From London to Los Angeles
Everything from suits and trenchcoats to cuff links and toiletries is going on sale under the James Bond label of 007—the digits that authorize Bond to kill. In Britain, where the Bond market will reach $14 million this year, promoters have lined up 20 licensed manufacturers for shoes, vodka and golf equipment, are now negotiating with one of London's largest tailors. In Italy, while philosophers ponder the meaning of Bond as the modern hero, the manufacturers are trying to grab licenses for 007 products.

Berettas & Bedsheets
In one of the greatest promotional drives ever staged, 3,500 stores throughout France will soon pack counters and racks with Bond-inspired goods. Last week Galeries Lafayette department store in Paris opened a special Bond Boutique featuring gold-colored mannequins and 007 clothing and jewelry. After a market study found Bond France's top "identification phenomenon" with men 30 to 35 years old, 14 manufacturers obtained licenses to use the 007 label. A Frenchman can put on 007 pajamas and slide in between James Bond bedsheets; he can also buy the woman in his life gold-colored underwear, an 007 negligee or a short Secret Agent Baby Doll nightie.

The U.S. is marked as the biggest target of all. Colgate-Palmolive is test-marketing an 007 line of men's toiletries "that make any man dangerous."

Above: Milton Bradley's "Thunderball" jigsaw puzzle released in 1965

Above: Arrow's "From Russia With Love" jigsaw puzzle released in 1964

In May, Revere Knitting Mills will bring out knit shirts with the numerals 007 embroidered on them. Spatz Bros, of New York is making a new 007 trench-coat with secret pockets, throws a plastic Beretta into the bargain. Weldon Manufacturing is planning his and hers pajamas with secret pockets, and Harry Diamond Corp. is making 007 swimsuits and sports shirts. Angostura Bitters has begun pushing an 007 drink—gin or vodka with lemon juice, sugar, soda and two dashes of bitters—served, naturally, in a Baccarat highball glass. . For younger Bondsmen, Multiple Products plans to market a toy attache case, complete with a four-piece toy sniper rifle, plastic dagger, decoding machine and a "searchproof" lock that, if tampered with, triggers a cap-firing device. Last week Roulette released a new rock'n'roll recording, Double-O-Seven, the lament of a young man whose "baby went and fell in love with Double-OSeven."

Above: Airfix 1/24 scale construction kit of James Bond's gadget-festooned Aston Martin DB5, first available in 1967

Sharp Eye
The mastermind of this international conspiracy is Mervyn Brodie, 42, a Briton who wears Savile Row suits in the Bond manner but has a sharper eye than Bond for figures—profit figures.

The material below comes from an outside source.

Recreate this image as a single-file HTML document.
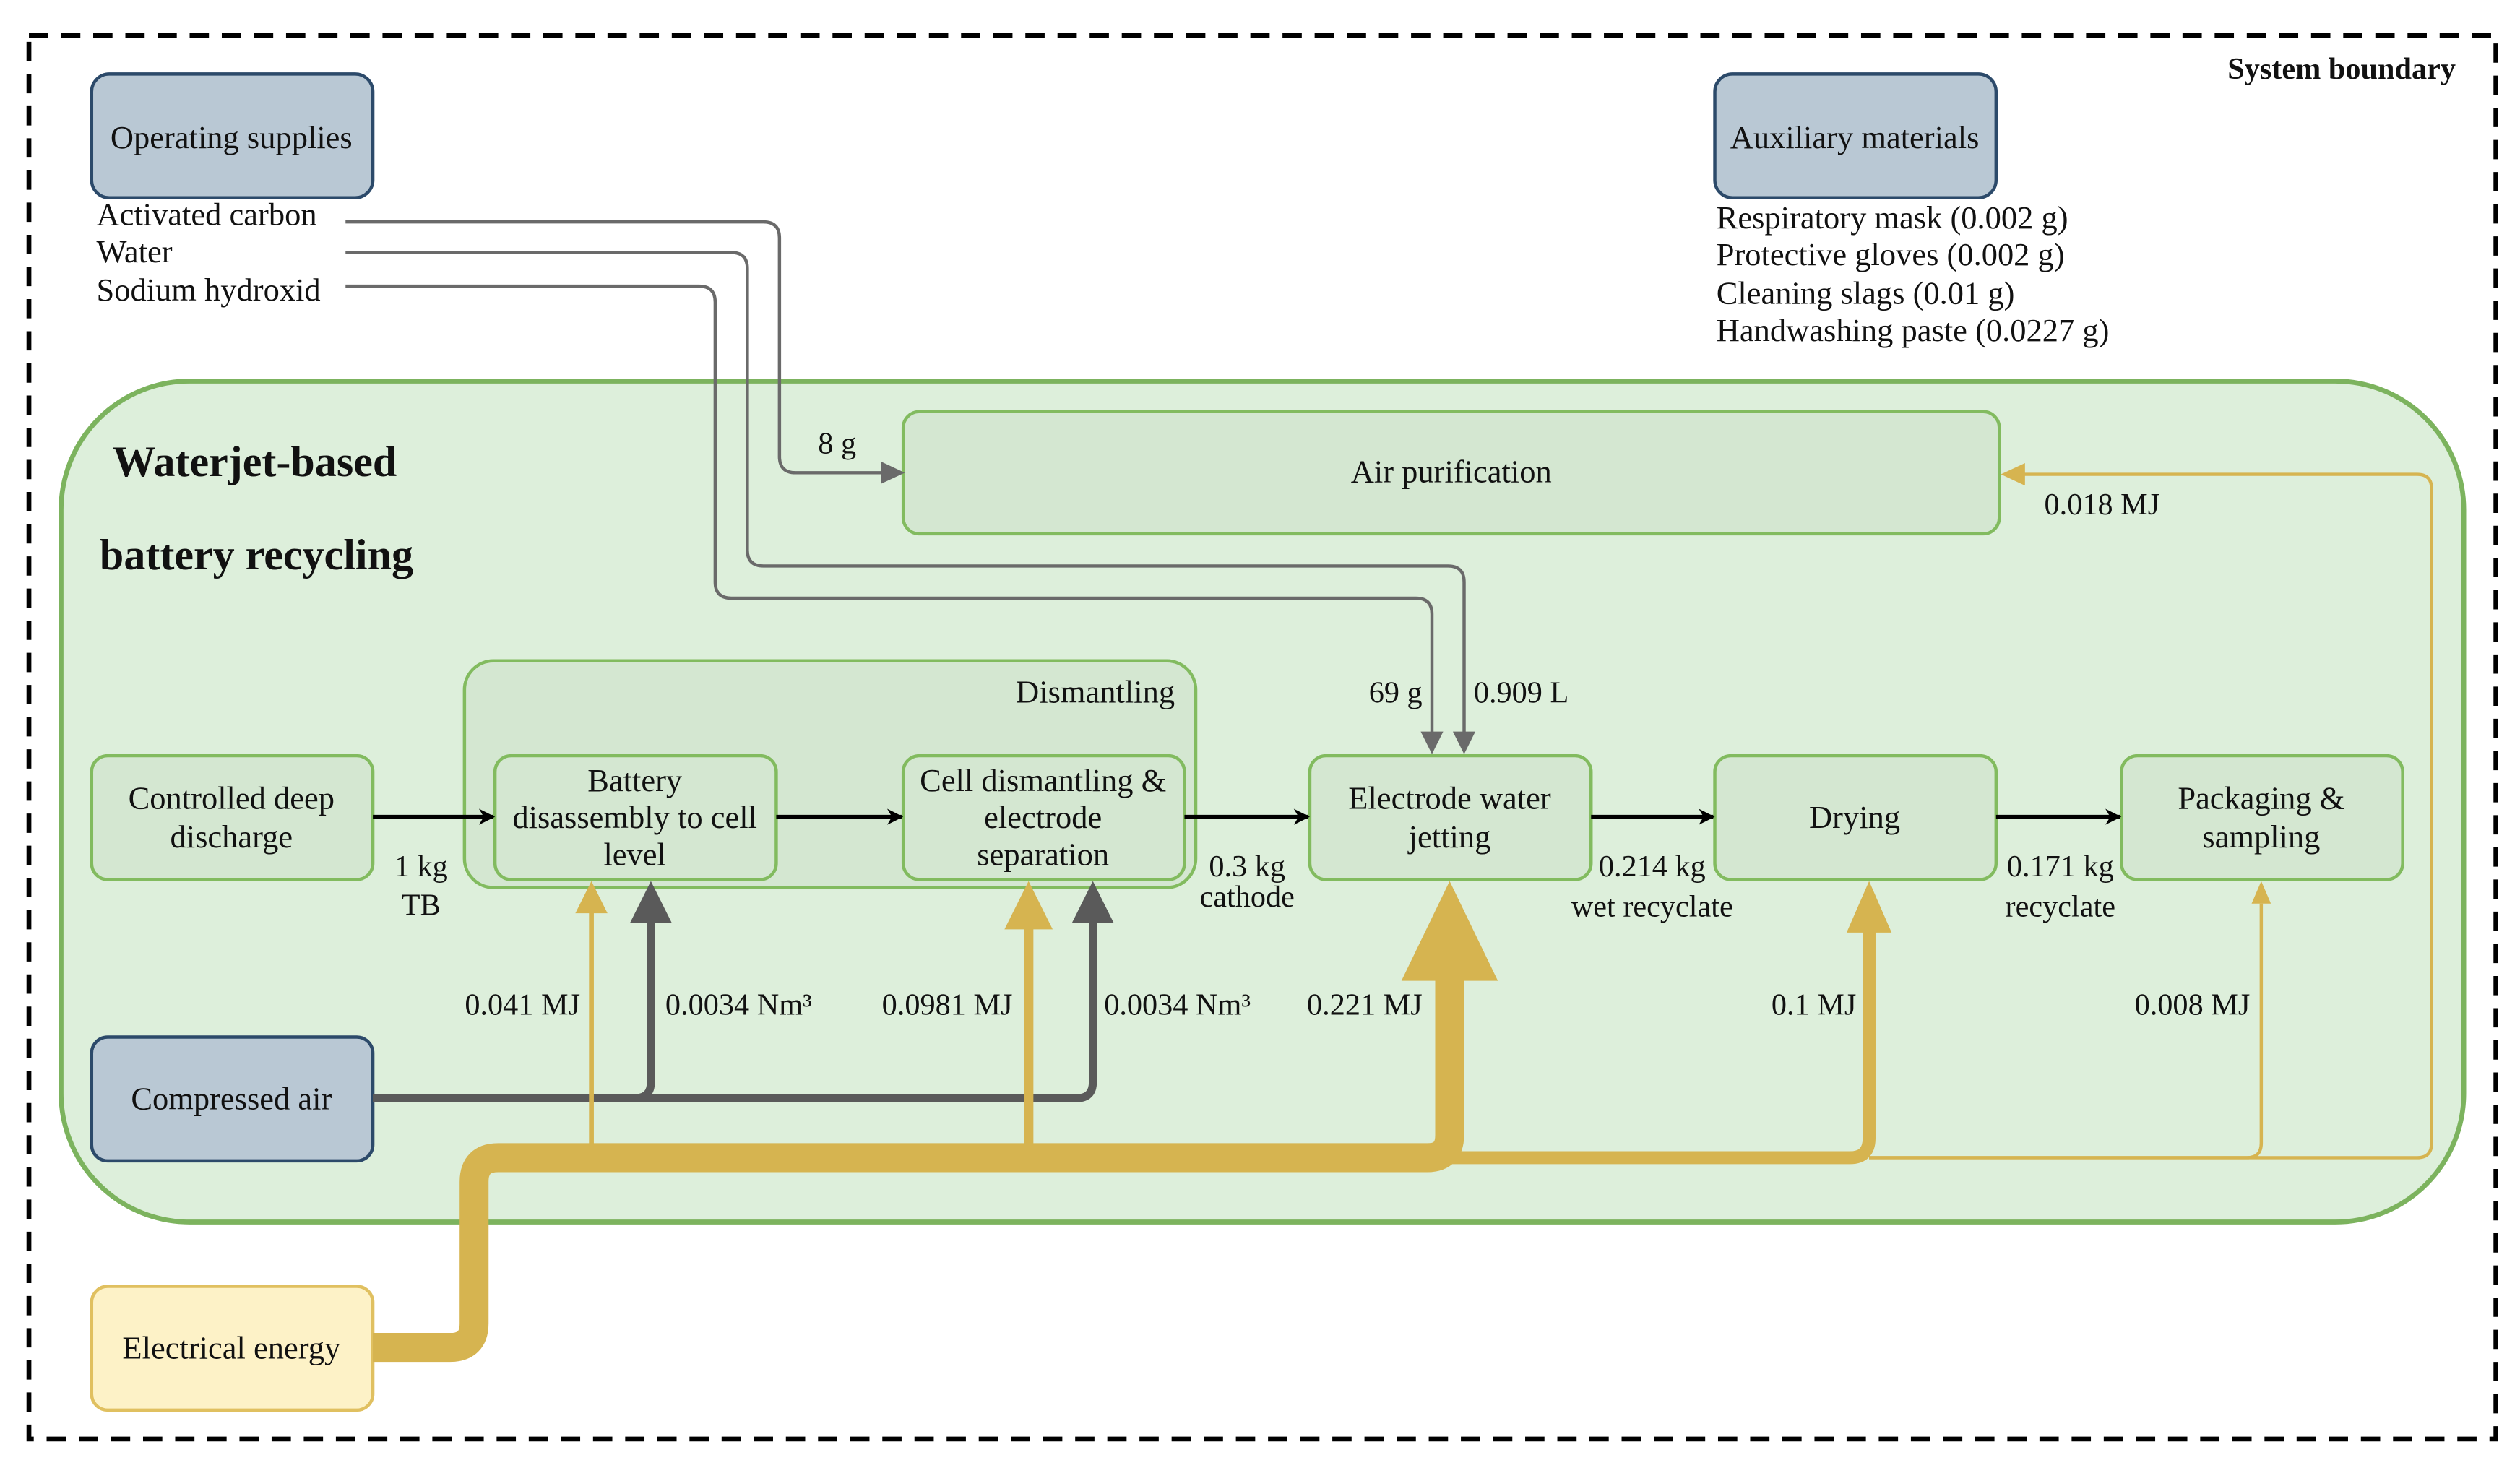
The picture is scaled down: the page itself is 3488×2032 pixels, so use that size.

An avid reader of Bond, he got the idea for using him commercially, persuaded the movie producers and the two companies that own the rights to the Fleming books to go along in return for a share of the royalties. Brodie plans to use the Bond image to attract nearly all age groups. He figures that young fans, the six-twelve group (whose sizes are labeled 0031), buy the toys and clothes because of Bond's way with guns and fast cars. The older fans, called the "kiss-kiss" group, are sold by the suave man-of-the-world Bond. So far, Brodie has been too busy to figure out how to exploit Chitty-Chitty-Bang-Bang, Ian Fleming's Bond-like book for children. Give him time.

Above: Corgi's first 007-licenced product was the James Bond Aston Martin DB5 first issued in 1965. It features a rear bulletproof shield this springs up into position from the rear boot lid, an ejector seat that fires the passenger through the opening sunroof and machine guns that emerge from the front indicators. The model also came with a Secret Instructions envelope containing a spare ejector seat baddie, secret instructions leaflets and a 007 lapel badge.

40 years later and nothing has changed. 007 has a worldwide following and fans are prepared to part with their top dollar to have a slice of James Bond merchandise. When Casino Royale hit the theatres in 2006, poker kits, DVD sets, collecting cards, sunglasses and even laptop computers were in hot demand. It seems that everything Bond touches turns to gold.